Tá Dayane, legal, bacana, então a meritocracia é uma falácia? Utilizando de uma análise bem rasa, ela é, mas não em tudo! Ela te permite subir de uma forma "suave" mas só até um ponto predeterminado, afinal, ela tem que te permitir subir para manter a esperança de que o futuro está apenas em suas mãos, caso contrário, quem continuaria trabalhando sabendo que está fadado ao fracasso? Mas a partir desse ponto predeterminado, vai depender do que cada um pode ou está disposto, a aceitar ou abrir mão, para continuar subindo! E não, não se engane, a trilha não é feita para você subir até chegar no topo, a ponto de ficar rico, mas isso é assunto para outro texto, um que fale sobre meios de produção e consciência de classe!


“Me diz então, o que na vida posso ter? Como o mundo deve ser, com as balizas do nosso sistema?”
No fim, muita coisa depende das suas escolhas, da sua história, das suas vivências! A premissa é: não se pode ter tudo, essa é uma das regras mais básicas do jogo!

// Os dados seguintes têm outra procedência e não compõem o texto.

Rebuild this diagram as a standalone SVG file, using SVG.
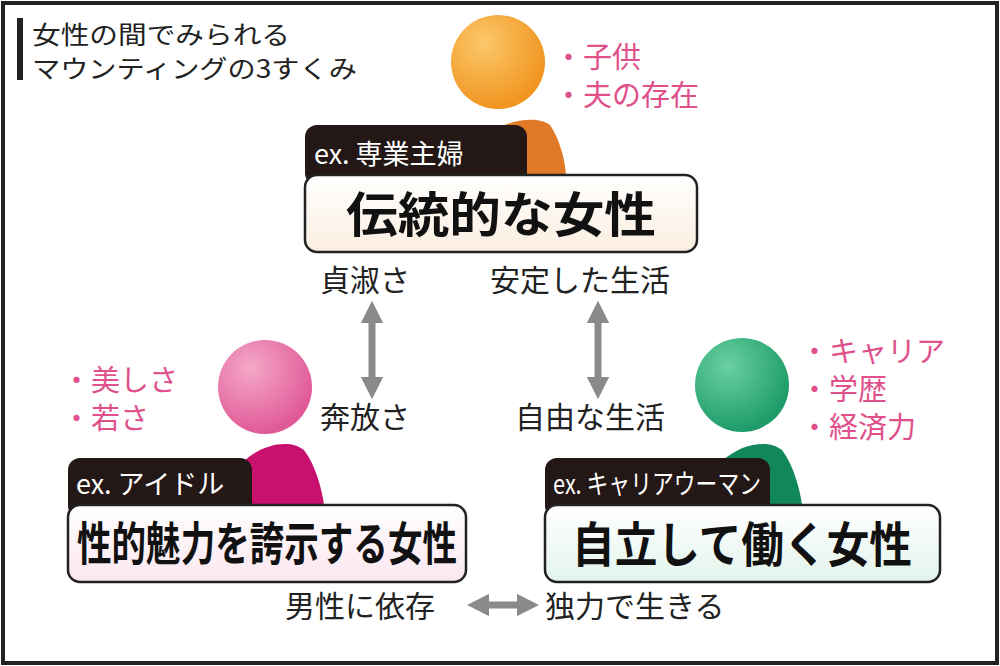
<svg xmlns="http://www.w3.org/2000/svg" width="1000" height="666" viewBox="0 0 1000 666">
<defs>
<style>
text{font-family:"Noto Sans CJK JP","Noto Sans",sans-serif}
.t{font-size:30px;fill:#222}
.p{font-size:29px;fill:#e0508a}
.tab{font-size:27px;fill:#fff}
.m{font-size:48px;font-weight:bold;fill:#111;text-anchor:middle}
.box{stroke:#222;stroke-width:2.5}
.ar{stroke:#8a8a8a;stroke-width:7;fill:none;marker-start:url(#a);marker-end:url(#a)}
</style>
<marker id="a" viewBox="0 0 10 10" refX="5" refY="5" markerWidth="3.2" markerHeight="3.2" orient="auto-start-reverse"><path d="M0,0L10,5L0,10z" fill="#8a8a8a"/></marker>
<radialGradient id="ho" cx="0.35" cy="0.3" r="0.7"><stop offset="0" stop-color="#fbc76a"/><stop offset="1" stop-color="#f19520"/></radialGradient>
<radialGradient id="hp" cx="0.35" cy="0.3" r="0.7"><stop offset="0" stop-color="#f4a8c8"/><stop offset="1" stop-color="#e15a98"/></radialGradient>
<radialGradient id="hg" cx="0.35" cy="0.3" r="0.7"><stop offset="0" stop-color="#6ad0a0"/><stop offset="1" stop-color="#1e9c6a"/></radialGradient>
<linearGradient id="bo" x1="0" y1="0" x2="0" y2="1"><stop offset="0" stop-color="#fff"/><stop offset="1" stop-color="#fbeee0"/></linearGradient>
<linearGradient id="bp" x1="0" y1="0" x2="0" y2="1"><stop offset="0" stop-color="#fff"/><stop offset="1" stop-color="#fbe6ef"/></linearGradient>
<linearGradient id="bg" x1="0" y1="0" x2="0" y2="1"><stop offset="0" stop-color="#fff"/><stop offset="1" stop-color="#e3f4ec"/></linearGradient>
</defs>
<rect x="0" y="0" width="1000" height="666" fill="#fff"/>
<rect x="3" y="3" width="994" height="660" fill="none" stroke="#222" stroke-width="4"/>
<g id="title">
<rect x="17" y="18" width="6" height="62" fill="#222"/>
<text x="32" y="44" style="font-size:25px;fill:#222" textLength="258" lengthAdjust="spacingAndGlyphs">女性の間でみられる</text>
<text x="32" y="78" style="font-size:25px;fill:#222" textLength="325" lengthAdjust="spacingAndGlyphs">マウンティングの3すくみ</text>
</g>
<g id="traditional">
<path d="M462,175 C466,128 530,110 550,125 C560,140 565,160 566,175 Z" fill="#e07a28"/>
<circle cx="498" cy="62" r="47" fill="url(#ho)"/>
<text class="p" x="554" y="68">・子供</text>
<text class="p" x="554" y="106">・夫の存在</text>
<rect x="305" y="125" width="222" height="60" rx="12" fill="#231815"/>
<text class="tab" x="314" y="164">ex. 専業主婦</text>
<rect class="box" x="305" y="175" width="392" height="77" rx="12" fill="url(#bo)"/>
<text class="m" x="501" y="232" textLength="310" lengthAdjust="spacingAndGlyphs">伝統的な女性</text>
</g>
<g id="sexy">
<path d="M222,505 C226,455 282,432 304,450 C316,466 322,490 324,505 Z" fill="#c8106e"/>
<circle cx="265" cy="387" r="47" fill="url(#hp)"/>
<text class="p" x="62" y="391">・美しさ</text>
<text class="p" x="62" y="429">・若さ</text>
<rect x="68" y="458" width="184" height="60" rx="12" fill="#231815"/>
<text class="tab" x="76" y="494">ex. アイドル</text>
<rect class="box" x="68" y="505" width="398" height="77" rx="12" fill="url(#bp)"/>
<text class="m" x="267" y="560" style="font-size:46px" textLength="380" lengthAdjust="spacingAndGlyphs">性的魅力を誇示する女性</text>
</g>
<g id="career">
<path d="M700,505 C704,455 760,432 782,450 C794,466 800,490 802,505 Z" fill="#12885a"/>
<circle cx="742" cy="385" r="47" fill="url(#hg)"/>
<text class="p" x="800" y="362">・キャリア</text>
<text class="p" x="800" y="400">・学歴</text>
<text class="p" x="800" y="438">・経済力</text>
<rect x="545" y="458" width="225" height="60" rx="12" fill="#231815"/>
<text class="tab" x="553" y="494" textLength="208" lengthAdjust="spacingAndGlyphs">ex. キャリアウーマン</text>
<rect class="box" x="545" y="505" width="395" height="77" rx="12" fill="url(#bg)"/>
<text class="m" x="742" y="562" textLength="340" lengthAdjust="spacingAndGlyphs">自立して働く女性</text>
</g>
<g id="connectors">
<line class="ar" x1="372" y1="312" x2="372" y2="388"/>
<line class="ar" x1="598" y1="312" x2="598" y2="388"/>
<line class="ar" x1="478" y1="605" x2="528" y2="605"/>
</g>
<g id="labels">
<text class="t" x="320" y="291">貞淑さ</text>
<text class="t" x="490" y="291">安定した生活</text>
<text class="t" x="320" y="428">奔放さ</text>
<text class="t" x="515" y="428">自由な生活</text>
<text class="t" x="285" y="617">男性に依存</text>
<text class="t" x="545" y="617">独力で生きる</text>
</g>
</svg>
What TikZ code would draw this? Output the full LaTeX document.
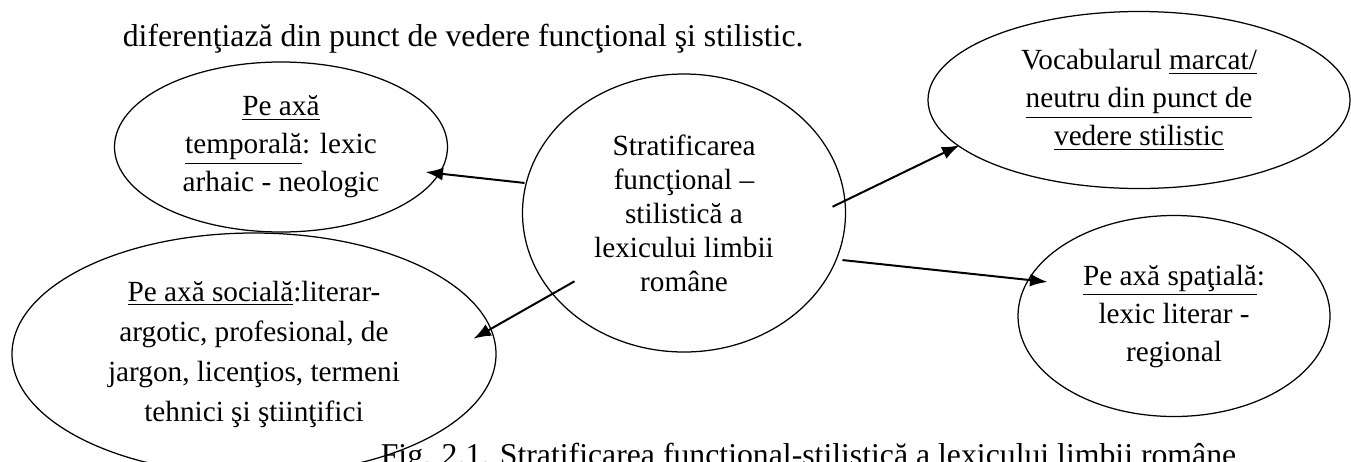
\documentclass[tikz,border=0pt]{standalone}
\usepackage{fontspec}
\setmainfont{Liberation Serif}
\usetikzlibrary{shapes.geometric, arrows.meta}

\begin{document}
\begin{tikzpicture}[x=0.4pt, y=-0.4pt,
    oval/.style={draw, ellipse, line width=0.5pt, inner sep=0, align=center,
      font=\fontsize{11.7}{15.2}\selectfont},
    body/.style={anchor=base west, font=\fontsize{12.7}{15}\selectfont},
    arr/.style={-{Latex[length=7pt, width=5.2pt]}, thick}]
  \useasboundingbox (0,0) rectangle (1351,461);

  \node[body] (intro) at (114, 46)
    {diferenţiază din punct de vedere funcţional şi stilistic.};

  \node[oval, minimum width=133.2pt, minimum height=68pt]
    (tmp) at (281, 147) {\underline{Pe axă}\\\underline{temporală}: lexic\\arhaic - neologic};

  \node[oval, minimum width=129.2pt, minimum height=111.2pt,
        font=\fontsize{11.7}{13.6}\selectfont]
    (cen) at (684, 213) {Stratificarea\\funcţional –\\stilistică a\\lexicului limbii\\române};

  \node[oval, minimum width=193.6pt, minimum height=96.8pt,
        font=\fontsize{11.7}{16}\selectfont]
    (soc) at (254, 354) {\underline{Pe axă socială}:literar-\\argotic, profesional, de\\jargon, licenţios, termeni\\tehnici şi ştiinţifici};

  \node[oval, minimum width=168.8pt, minimum height=70.8pt]
    (voc) at (1139, 100) {Vocabularul \underline{marcat/}\\\underline{neutru din punct de}\\\underline{vedere stilistic}};

  \node[oval, minimum width=124.8pt, minimum height=80.4pt]
    (spa) at (1174, 316) {\underline{Pe axă spaţială}:\\lexic literar -\\regional};

  \node[body] (cap) at (372, 465)
    {Fig. 2.1. Stratificarea funcţional-stilistică a lexicului limbii române};

  % start and end points of the arrows
  \node[inner sep=0, minimum size=0] (A1) at (525, 183) {};
  \node[inner sep=0, minimum size=0] (A2) at (575, 281) {};
  \node[inner sep=0, minimum size=0] (A3) at (832, 207) {};
  \node[inner sep=0, minimum size=0] (A4) at (842, 260) {};

  \node[inner sep=0, minimum size=0] (T1) at (425, 172) {};
  \node[inner sep=0, minimum size=0] (T2) at (473, 339) {};
  \node[inner sep=0, minimum size=0] (T3) at (960, 145) {};
  \node[inner sep=0, minimum size=0] (T4) at (1048, 282) {};

  \draw[arr]
    (A1) edge (T1)
    (A2) edge (T2)
    (A3) edge (T3)
    (A4) edge (T4);
\end{tikzpicture}
\end{document}
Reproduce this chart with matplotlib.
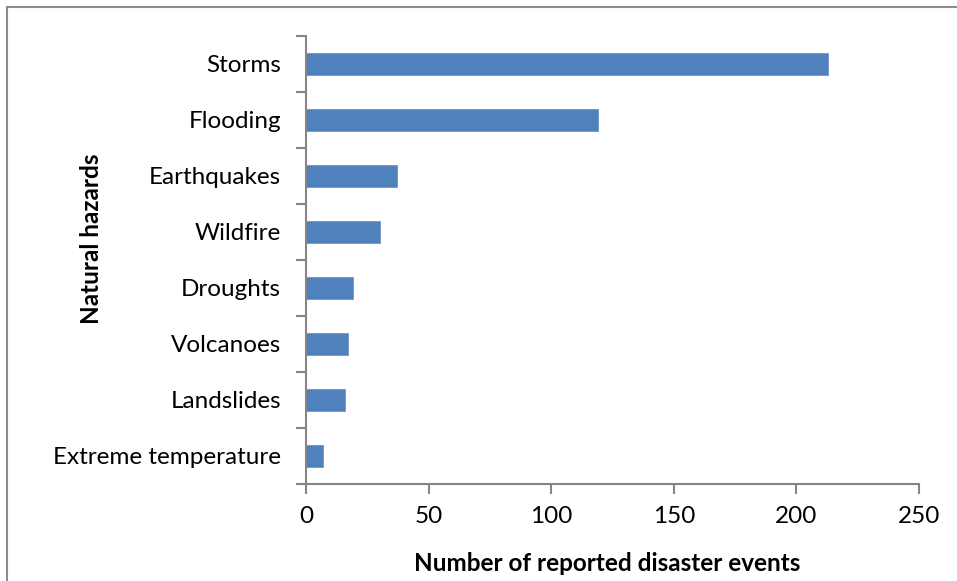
import numpy as np
import matplotlib.pyplot as plt
from matplotlib.patches import Rectangle

hazards = ['Storms', 'Flooding', 'Earthquakes', 'Wildfire', 'Droughts',
           'Volcanoes', 'Landslides', 'Extreme temperature']
events = [213, 119, 37, 30, 19, 17, 16, 7]
xticks = [0, 50, 100, 150, 200, 250]

plt.rcParams['font.family'] = ['Lato', 'DejaVu Sans']
grey = '#868686'

fig = plt.figure(figsize=(9.57, 5.81), dpi=100)
ax = fig.add_axes([306 / 957, 1 - 484 / 581, 613 / 957, 448 / 581])

pos = np.arange(len(hazards))
ax.barh(pos, events, height=0.4, color='#4f81bd', edgecolor='#6f96c8', linewidth=0.6)

ax.set_xlim(0, 250)
ax.set_ylim(len(hazards) - 0.5, -0.5)
ax.set_xticks(xticks)
ax.set_yticks(pos)
ax.set_yticklabels(hazards)
ax.set_yticks(np.arange(len(hazards) + 1) - 0.5, minor=True)

ax.tick_params(axis='y', which='major', length=0, pad=18, labelsize=17.5)
ax.tick_params(axis='y', which='minor', length=7, width=1.5, color=grey, direction='out')
ax.tick_params(axis='x', length=7, width=1.5, color=grey, direction='out', pad=9, labelsize=17.5)

for s in ['top', 'right']:
    ax.spines[s].set_visible(False)
for s in ['left', 'bottom']:
    ax.spines[s].set_color(grey)
    ax.spines[s].set_linewidth(1.5)

ax.set_xlabel('Number of reported disaster events', fontsize=17.5, fontweight='bold')
ax.set_ylabel('Natural hazards', fontsize=17.5, fontweight='bold')
ax.xaxis.set_label_coords(0.492, -0.152)
ax.yaxis.set_label_coords(-0.331, 0.547)

# outer chart frame (Excel style)
fig.patches.append(Rectangle((7 / 957, -0.1), 1.1, 1 - 7 / 581 + 0.1, transform=fig.transFigure,
                             fill=False, edgecolor='#8c8c8c', linewidth=1.5, clip_on=False))

fig.savefig('out.png', dpi=100)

Mas você pode tentar maximizar os ganhos das melhores combinações possíveis que estão disponíveis no seu rol de escolhas. É como dizem: escolha suas batalhas! Faça o seu melhor, ajude as pessoas, seja bom com elas. Nunca esqueça quem você é e de onde você veio. Exerça seus direitos, os que te antecederam lutaram muito por eles. Entregue seu conhecimento com paixão e dedicação. Deixe um legado a ponto de ser lembrado pelos seus feitos, mas não, não entregue tudo de si. Não se aperte para caber. Não se diminua para agradar. O seu jeito é o que te diferencia dos outros, e ser igual é muito chato. Saiba seu valor e se orgulhe dele. Coloque sua cabeça em paz no travesseiro e saiba que o que é seu, tá guardado.


“Não, eu não me sinto mal, eu quero mais é que eles queimem na fogueira das vaidades! Eu dou valor nas coisas simples, eu sou o valor das coisas simples.”
Obrigada, Chorão, sua música vai além da arte.
E feliz dia das mães, mãe. O maior presente que eu posso te dar, é ser uma mulher forte como você. Acho que estou no caminho certo.